I have multiple files which is formatted like:
> Test1.txt
NameNo Team etc
1: AS001-A. 8 773
2: AS002-S. 7 631
3: AS003-G. 8 970
> Test2.txt
NameNo Team etc
1: AB001-A. 2 773
2: AB002-S. 6 631
3: AB003-G. 6 970
> Test2.txt
NameNo Team etc
1: AR001-A. 1 773
2: AR002-S. 1 631
3: AR003-G. 1 970
Here is my code:
files <- list.files(pattern ="*.txt", full.names = TRUE)
files
> files
Test1.txt
Test2.txt
Test3.txt
I then used table(Team)
one by one.
I need to summarize column Team
Desired output:
Item Team
Test1 7,8
Test2 2,6
Test3 1
Thanks for all help.
# get all the textfiles starting with "Test"

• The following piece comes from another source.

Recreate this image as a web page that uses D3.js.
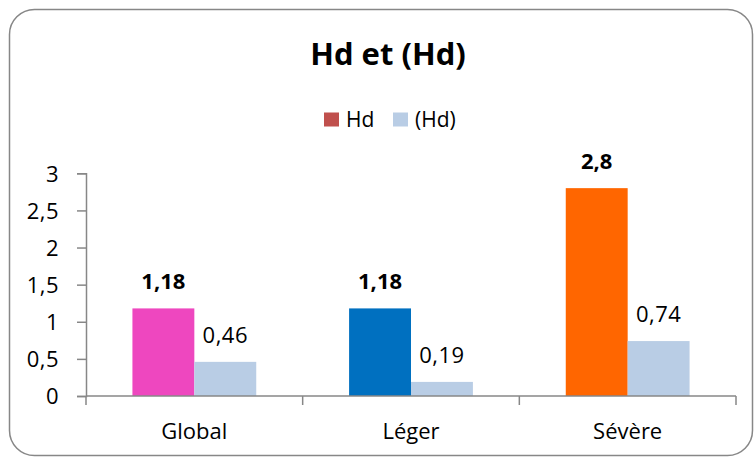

list.files(pattern ="^Test.*\\.txt$") |>
# loop through the files, reading them in, adding a column for their filename
map_dfr(~read_csv(.) |> mutate(file = str_remove(.x, ".txt"))) |>
# separate the weird format into columns using regex
separate_wider_regex(`NameNo Team etc`, patterns = c("\\d+:\\s+", NameNo = "\\S+", "\\s+", Team = "\\d+", "\\s+", etc = "\\d+")) |>
# get the unique teams for each file, sorted
summarise(Team = paste0(sort(unique(`Team`)), collapse = ","), .by = file)
Output:
# A tibble: 3 × 2
file Team
<chr> <chr>
1 Test1 7,8
2 Test2 2,6
3 Test3 1
If the row numbers aren't actually part of the files, you can do this:
f = list.files(pattern ="^Test.*\\.txt$")
tibble(Item = str_remove(f, "\\.txt"),
Team = map_chr(f, ~read.table(., header = TRUE)$Team |> unique() |> sort() |> paste0(collapse = ",")))